His 2018 paper looks at class and inequality in Great Zimbabwe between the years 1000 and 1700. It said that some of the excavations in areas of Great Zimbabwe, which were said to be occupied by commoners, yielded beads and gold and bronze objects, things that are traditionally associated with the elites.

It also found that: “Kings and members of their lineages also participated in mundane and technical activities such as hunting, farming and metalworking.”

This means there were no obvious divisions of labour at the dedicated spaces for metalworkers, weavers, stone masons and priests. Instead, the research found that people mixed and shared labour and “class was therefore very fluid”.

The layout of homes outside the main parts of Great Zimbabwe — where the elites lived — were similar.

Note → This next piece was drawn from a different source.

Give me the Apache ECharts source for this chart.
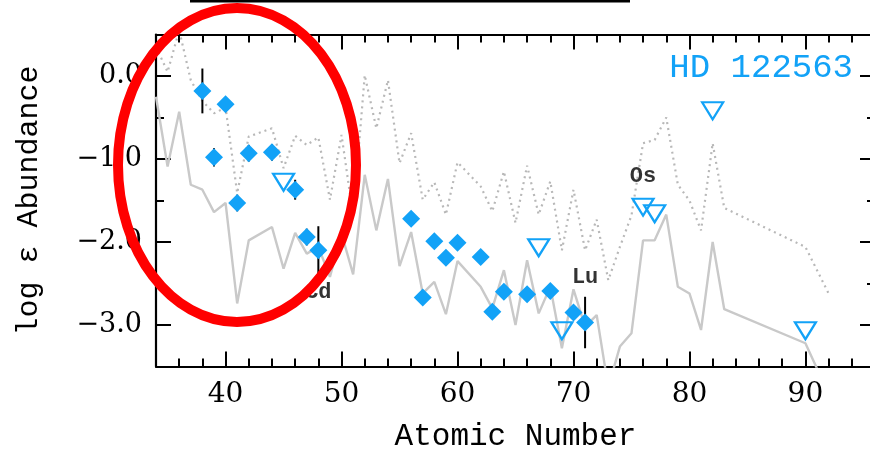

The paper states: “While Great Zimbabwe was occupied by both elites and commoners, servants most probably lived with the ruling lineages and did not have their own distinct residential quarters. More research is required to refine our understanding of class and inequality at Great Zimbabwe, but it is clear that ‘elites’ and ‘commoners’ within this centre of power should not be oversimplified; they demonstrate complex temporal, spatial and material relationships.”

Chirikure said he will continue to analyse some of the technologies used by the people who lived at Great Zimbabwe and places such as Mapungubwe, on South Africa’s border with Zimbabwe and Botswana, that made their civilisations sustainable, in a hope to dispel misconceptions.

“[There is this] misconception that nothing was happening in Africa before colonisation, and yet we had people at Great Zimbabwe mining gold, processing it and also using it for their own purposes and exporting it to other places.

They were also involved in other technologies in areas such as agriculture.”